▶ **What you have to do**
Pick out all lines with the word "chart" from the records that follow.
** begin **
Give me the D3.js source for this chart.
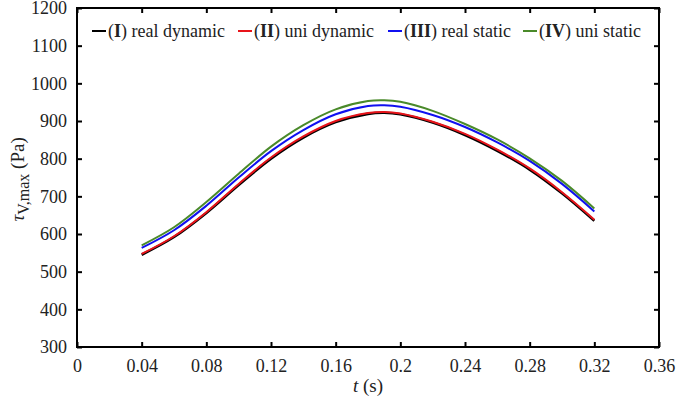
<!DOCTYPE html>
<html><head><meta charset="utf-8">
<script src="https://cdn.jsdelivr.net/npm/d3@7"></script>
<style>body{margin:0;background:#fff}svg{display:block}</style>
</head><body>
<svg id="c" width="676" height="400"></svg>
<script>
const tValues = [0.04,0.06,0.08,0.10,0.12,0.14,0.16,0.18,0.19,0.20,0.22,0.24,0.26,0.28,0.30,0.32];
const realDynamic = [545,592,656,730,800,856,897,919,922,918,896,863,821,771,708,635];
const uniDynamic  = [547,594,658,733,803,859,900,921,924,920,898,866,824,774,711,638];
const realStatic  = [563,610,675,750,820,876,918,940,942,938,916,884,843,794,733,660];
const uniStatic   = [570,618,685,760,832,889,931,953,955,951,927,892,851,801,741,668];
const seriesNames = ["I","II","III","IV"];
const seriesLabels = ["real dynamic","uni dynamic","real static","uni static"];
const seriesColors = ["#000000","#e8141a","#1010f0","#4a8a2a"];
const seriesData = [realDynamic, uniDynamic, realStatic, uniStatic];
const xTicks = [0,0.04,0.08,0.12,0.16,0.2,0.24,0.28,0.32,0.36];
const yTicks = [300,400,500,600,700,800,900,1000,1100,1200];

const svg = d3.select("#c");
const m = {l:77, r:659, t:8, b:347};
const font = "'Liberation Serif', serif";
const x = d3.scaleLinear().domain([0,0.36]).range([m.l,m.r]);
const y = d3.scaleLinear().domain([300,1200]).range([m.b,m.t]);

const line = d3.line().x((d,i)=>x(tValues[i])).y(d=>y(d)).curve(d3.curveCatmullRom.alpha(0.5));
seriesData.forEach((s,k)=>{
  svg.append("path").attr("d", line(s)).attr("fill","none")
    .attr("stroke", seriesColors[k]).attr("stroke-width", k===0?2.6:2);
});

const fmt = d => d===0 ? "0" : String(d);
const gBottom = svg.append("g").attr("transform",`translate(0,${m.b})`)
  .call(d3.axisBottom(x).tickValues(xTicks).tickSize(-5).tickPadding(12).tickFormat(fmt));
const gTop = svg.append("g").attr("transform",`translate(0,${m.t})`)
  .call(d3.axisTop(x).tickValues(xTicks).tickSize(-5).tickFormat(""));
const gLeft = svg.append("g").attr("transform",`translate(${m.l},0)`)
  .call(d3.axisLeft(y).tickValues(yTicks).tickSize(-5).tickPadding(10).tickFormat(d3.format("d")));
const gRight = svg.append("g").attr("transform",`translate(${m.r},0)`)
  .call(d3.axisRight(y).tickValues(yTicks).tickSize(-5).tickFormat(""));
[gBottom,gTop,gLeft,gRight].forEach(g=>{
  g.select(".domain").remove();
  g.selectAll(".tick line").attr("stroke","#000").attr("stroke-width",2);
  g.selectAll("text").attr("font-family",font).attr("font-size",18).attr("fill","#222");
});
svg.append("rect").attr("x",m.l).attr("y",m.t).attr("width",m.r-m.l).attr("height",m.b-m.t)
  .attr("fill","none").attr("stroke","#000").attr("stroke-width",2);

// legend
const legX = [92, 238, 388, 523];
seriesNames.forEach((n,k)=>{
  const g = svg.append("g").attr("transform",`translate(${legX[k]},31)`);
  g.append("line").attr("x1",0).attr("x2",14).attr("y1",0).attr("y2",0)
    .attr("stroke",seriesColors[k]).attr("stroke-width",2);
  const t = g.append("text").attr("x",16).attr("y",6).attr("font-family",font).attr("font-size",18).attr("fill","#222");
  t.append("tspan").text("(");
  t.append("tspan").attr("font-weight","bold").text(n);
  t.append("tspan").text(") " + seriesLabels[k]);
});

// axis labels
const xl = svg.append("text").attr("x",x(0.18)).attr("y",392).attr("text-anchor","middle")
  .attr("font-family",font).attr("font-size",19).attr("fill","#222");
xl.append("tspan").attr("font-style","italic").text("t");
xl.append("tspan").text(" (s)");
const yl = svg.append("text").attr("transform",`translate(24,${y(745)}) rotate(-90)`).attr("text-anchor","middle")
  .attr("font-family",font).attr("font-size",19).attr("fill","#222");
yl.append("tspan").attr("font-style","italic").text("τ");
yl.append("tspan").attr("font-size",16).attr("dy",5).text("V,max");
yl.append("tspan").attr("dy",-5).text(" (Pa)");
</script>
</body></html>
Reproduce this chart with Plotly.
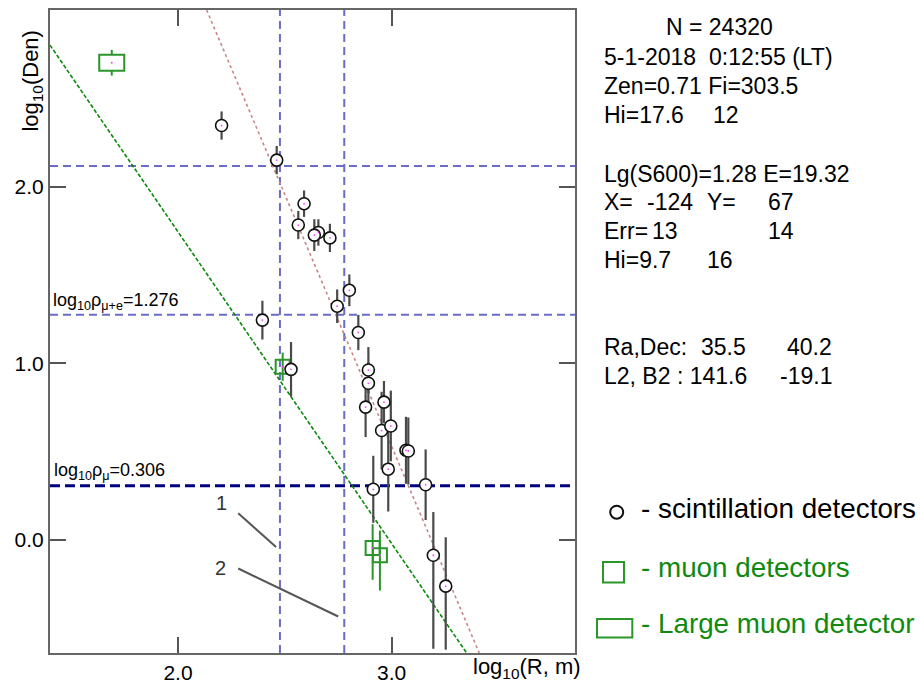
** end **
▶ **Worked solution**
Give me the D3.js source for this chart.
Reproduce this chart with Plotly.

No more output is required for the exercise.